Спектакль вахтанговцев, с краткими перерывами (его то и дело пытались снять, но из-за бесспорного зрительского успеха вновь возвращали в репертуар), продержался до весны 1929 года. Прошло около 200 представлений. Вернулась же на сцену "Зойкина квартира" лишь спустя десять лет, но уже не на родине писателя - а во Франции, на сцене театра "Vieux Colombier" ("Старая голубятня"). Премьера состоялась 9 февраля 1937 года.
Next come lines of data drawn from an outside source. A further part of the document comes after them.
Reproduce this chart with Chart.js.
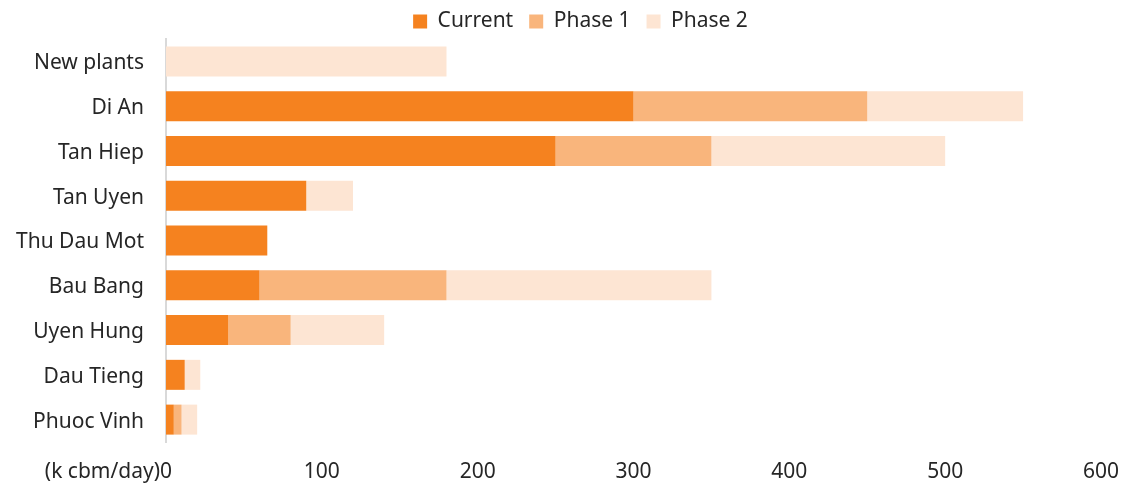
<!DOCTYPE html>
<html>
<head>
<meta charset="utf-8">
<script src="https://cdn.jsdelivr.net/npm/chart.js@4"></script>
<style>
  html, body { margin: 0; padding: 0; background: #fff; }
  #wrap { width: 1122px; height: 487px; }
</style>
</head>
<body>
<div id="wrap"><canvas id="c" width="1122" height="487"></canvas></div>
<script>
// Water supply capacity by plant (k cbm/day)
const plants = ['New plants', 'Di An', 'Tan Hiep', 'Tan Uyen', 'Thu Dau Mot', 'Bau Bang', 'Uyen Hung', 'Dau Tieng', 'Phuoc Vinh'];
const currentCap = [0, 300, 250, 90, 65, 60, 40, 12, 5];
const phase1Cap  = [0, 150, 100, 0, 0, 120, 40, 0, 5];
const phase2Cap  = [180, 100, 150, 30, 0, 170, 60, 10, 10];
const axisTicks  = [0, 100, 200, 300, 400, 500, 600];
const unitLabel  = '(k cbm/day)';

const FONT = 'Noto Sans, Open Sans, sans-serif';
const FONT_SIZE = 21;
const TEXT = '#262626';
const X_TICK_PAD = 17;

// Compact legend band above the plot, nudged toward the plot's centre
const legendPlacementPlugin = {
  id: 'legendPlacement',
  beforeInit(chart) {
    const lg = chart.legend;
    if (!lg) return;
    const origFit = lg.fit;
    lg.fit = function () {
      origFit.call(this);
      this.height = 39;
    };
    const origDraw = lg.draw;
    lg.draw = function () {
      const ctx = this.ctx;
      ctx.save();
      ctx.translate(30, -5);
      origDraw.apply(this, arguments);
      ctx.restore();
    };
  }
};

// Unit caption written just left of the zero tick
const unitPlugin = {
  id: 'unitLabel',
  afterDraw(chart) {
    const xs = chart.scales.x;
    const ctx = chart.ctx;
    ctx.save();
    ctx.font = FONT_SIZE + 'px ' + FONT;
    ctx.fillStyle = TEXT;
    ctx.textAlign = 'right';
    ctx.textBaseline = 'middle';
    const x0 = xs.getPixelForValue(0) - ctx.measureText('0').width / 2;
    const y = xs.top + X_TICK_PAD + FONT_SIZE * 1.2 / 2;
    ctx.fillText(unitLabel, x0, y);
    ctx.restore();
  }
};

new Chart(document.getElementById('c'), {
  type: 'bar',
  data: {
    labels: plants,
    datasets: [
      { label: 'Current', data: currentCap, backgroundColor: '#F5821F' },
      { label: 'Phase 1', data: phase1Cap, backgroundColor: '#F9B57C' },
      { label: 'Phase 2', data: phase2Cap, backgroundColor: '#FDE5D3' }
    ]
  },
  options: {
    indexAxis: 'y',
    responsive: false,
    animation: false,
    devicePixelRatio: 1,
    layout: { padding: { left: 0, right: 21, top: 0, bottom: 0 } },
    datasets: { bar: { categoryPercentage: 1, barPercentage: 0.67, borderWidth: 0 } },
    plugins: {
      tooltip: { enabled: false },
      legend: {
        position: 'top',
        labels: {
          font: { family: FONT, size: FONT_SIZE },
          color: TEXT,
          boxWidth: 14,
          boxHeight: 14,
          padding: 16
        }
      }
    },
    scales: {
      x: {
        stacked: true,
        min: 0,
        max: 600,
        afterBuildTicks(scale) { scale.ticks = axisTicks.map(v => ({ value: v })); },
        afterFit(scale) {
          scale.height = 45;
          scale.paddingLeft = 0;
          scale.paddingRight = 0;
        },
        grid: { display: false, drawTicks: false },
        border: { display: false },
        ticks: {
          font: { family: FONT, size: FONT_SIZE },
          color: TEXT,
          padding: X_TICK_PAD,
          maxRotation: 0
        }
      },
      y: {
        stacked: true,
        afterFit(scale) {
          scale.width = 166;
          scale.paddingTop = 0;
          scale.paddingBottom = 0;
        },
        grid: { display: false, drawTicks: false },
        border: { display: true, color: '#D9D9D9', width: 2 },
        ticks: {
          font: { family: FONT, size: FONT_SIZE },
          color: TEXT,
          padding: 22,
          labelOffset: 2
        }
      }
    }
  },
  plugins: [legendPlacementPlugin, unitPlugin]
});
</script>
</body>
</html>
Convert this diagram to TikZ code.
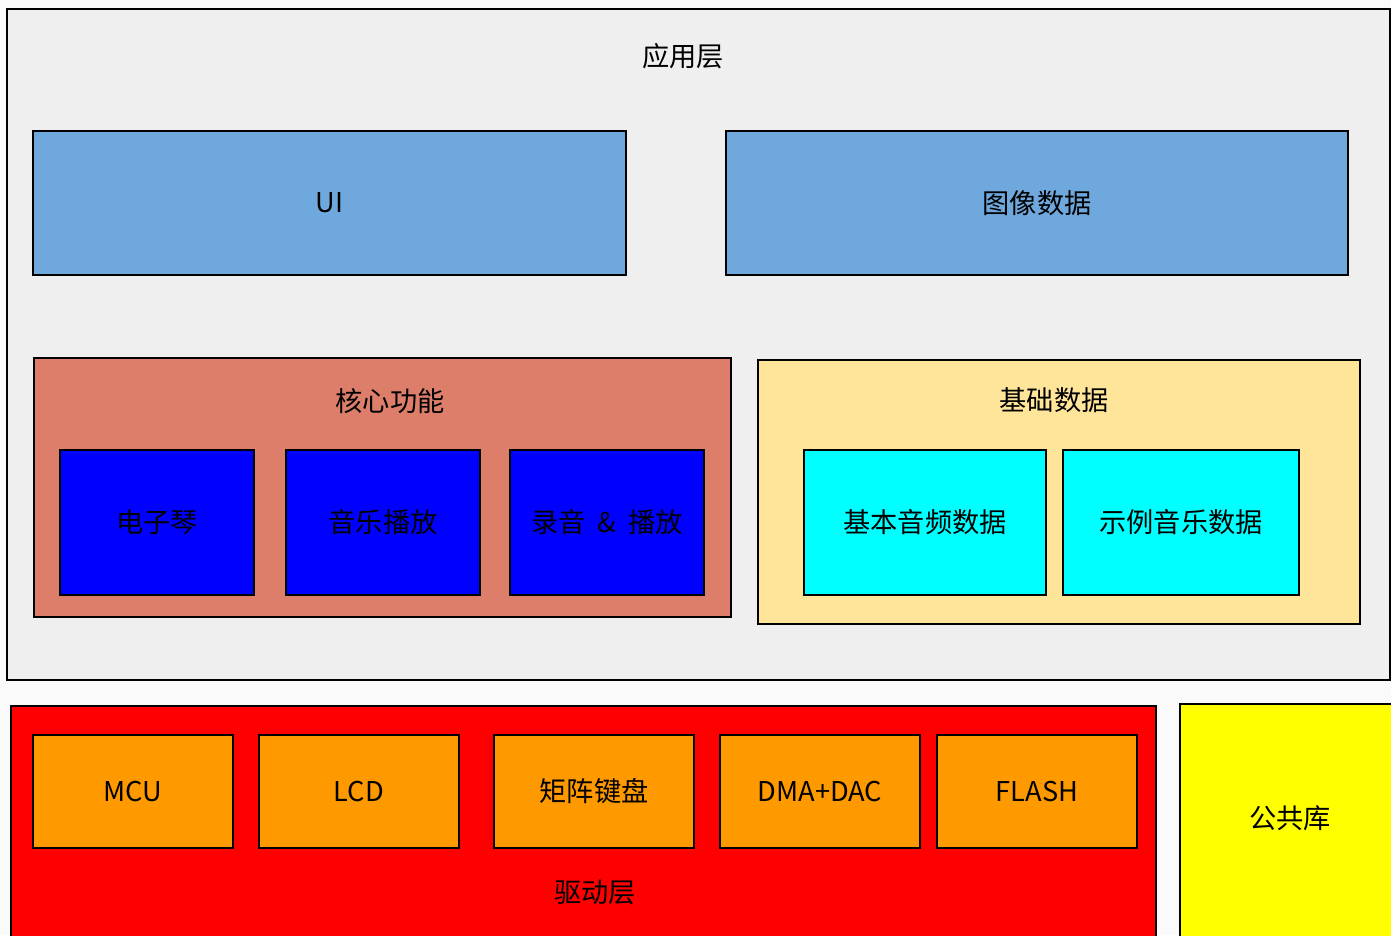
\documentclass[tikz,border=0pt]{standalone}
\usepackage{fontspec}
\setmainfont{Noto Sans CJK SC}
\usepackage{xcolor}
\usepackage{tikz}
\usetikzlibrary{positioning,calc}

\definecolor{layergray}{HTML}{EFEFEF}
\definecolor{uiblue}{HTML}{6FA8DC}
\definecolor{coresalmon}{HTML}{DD7E6B}
\definecolor{basecream}{HTML}{FFE599}
\definecolor{drvorange}{HTML}{FF9900}
\definecolor{funcblue}{HTML}{0000FF}
\definecolor{datacyan}{HTML}{00FFFF}
\definecolor{drvred}{HTML}{FF0000}
\definecolor{libyellow}{HTML}{FFFF00}

\tikzset{
    blk/.style={draw=black, line width=1.2pt, inner sep=0pt, outer sep=0pt, anchor=north west},
    lbl/.style={font=\fontsize{15.5}{18}\selectfont, text=black}
}

\begin{document}
\begin{tikzpicture}[y=-1cm]
        \useasboundingbox (0,0) rectangle (27.82,18.70);
        \clip (0,0) rectangle (27.82,18.70);
        \fill[white!96!gray] (0,0) rectangle (27.82,18.70);
        % Application layer
        \node[blk, fill=layergray, minimum width=27.66cm, minimum height=13.42cm] (app) at (0.14,0.18) {};
        \node[lbl] (applbl) at (13.66,1.12) {应用层};
        \node[blk, fill=uiblue, minimum width=11.86cm, minimum height=2.88cm, lbl] (ui) at (0.66,2.62) {UI};
        \node[blk, fill=uiblue, minimum width=12.44cm, minimum height=2.88cm, lbl] (img) at (14.52,2.62) {图像数据};
        % Core functions
        \node[blk, fill=coresalmon, minimum width=13.94cm, minimum height=5.18cm] (core) at (0.68,7.16) {};
        \node[lbl] (corelbl) at (7.80,8.02) {核心功能};
        \foreach \name/\x/\txt in {piano/1.20/电子琴, play/5.72/音乐播放, rec/10.20/录音~~\&~~播放} {
            \node[blk, fill=funcblue, minimum width=3.88cm, minimum height=2.90cm, lbl] (\name) at (\x,9.00) {\txt};
        }
        % Basic data
        \node[blk, fill=basecream, minimum width=12.04cm, minimum height=5.28cm] (base) at (15.16,7.20) {};
        \node[lbl] (baselbl) at (21.08,8.00) {基础数据};
        \node[blk, fill=datacyan, minimum width=4.84cm, minimum height=2.90cm, lbl] (audio) at (16.08,9.00) {基本音频数据};
        \node[blk, fill=datacyan, minimum width=4.72cm, minimum height=2.90cm, lbl] (sample) at (21.26,9.00) {示例音乐数据};
        % Driver layer
        \node[blk, fill=drvred, minimum width=22.90cm, minimum height=5.20cm] (drv) at (0.22,14.12) {};
        \foreach \name/\x/\txt in {mcu/0.66/MCU, lcd/5.18/LCD, keypad/9.88/矩阵键盘, dma/14.40/DMA+DAC, flash/18.74/FLASH} {
            \node[blk, fill=drvorange, minimum width=4.00cm, minimum height=2.26cm, lbl] (\name) at (\x,14.70) {\txt};
        }
        \node[lbl] (drvlbl) at (11.90,17.84) {驱动层};
        % Common library
        \node[blk, fill=libyellow, minimum width=4.40cm, minimum height=5.20cm] (lib) at (23.60,14.08) {};
        \node[lbl] (liblbl) at (25.80,16.36) {公共库};
    \end{tikzpicture}
\end{document}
История парижской постановки по-своему примечательна и драматична. Рассказ о ней - отдельная тема, множество деталей и подробностей ее зафиксированы в переписке М. Булгакова с братом, Н. Булгаковым, патронирующим работу над спектаклем в Париже ("Не все ли равно, где быть немым…". Письма М. А. Булгакова брату, Н. А. Булгакову // Дружба народов. 1989. № 2. С. 199-223). Но об одном сказать необходимо: благодаря инициативе Марии Рейнгардт, обратившейся в 1933 году к драматургу с просьбой разрешить перевести пьесу на французский язык, Булгаков вновь возвращается к тексту старой вещи. Результатом авторской редактуры становится новая, вторая редакция "Зойкиной квартиры". Теперь Булгаков готовит текст пьесы для постановки за границей, в изменившейся общественно-литературной ситуации. Он резко сокращает пьесу, из нее уходят острые детали, подробности, характерные для времени нэпа; категорически протестует против упоминания имен "Ленин", "Сталин" (отсебятин, появившихся в тексте из-за вольности переводчиков) (переписка М. А. Булгакова с М. Рейнгардт опубликована в: Современная драматургия. 1986. № 4. С. 260-268). Кажется, что кроме справедливого негодования автора, ревностно относящегося к своему произведению, здесь присутствует и трезвое понимание "похолодания" общественного климата. То, что было нормальным в комедиях 1920-х годов, где упоминались и Луначарский, и Троцкий, и Бухарин, и Сталин,- сейчас, в середине 1930-х, стало невозможным и могло привести к тяжелейшим последствиям.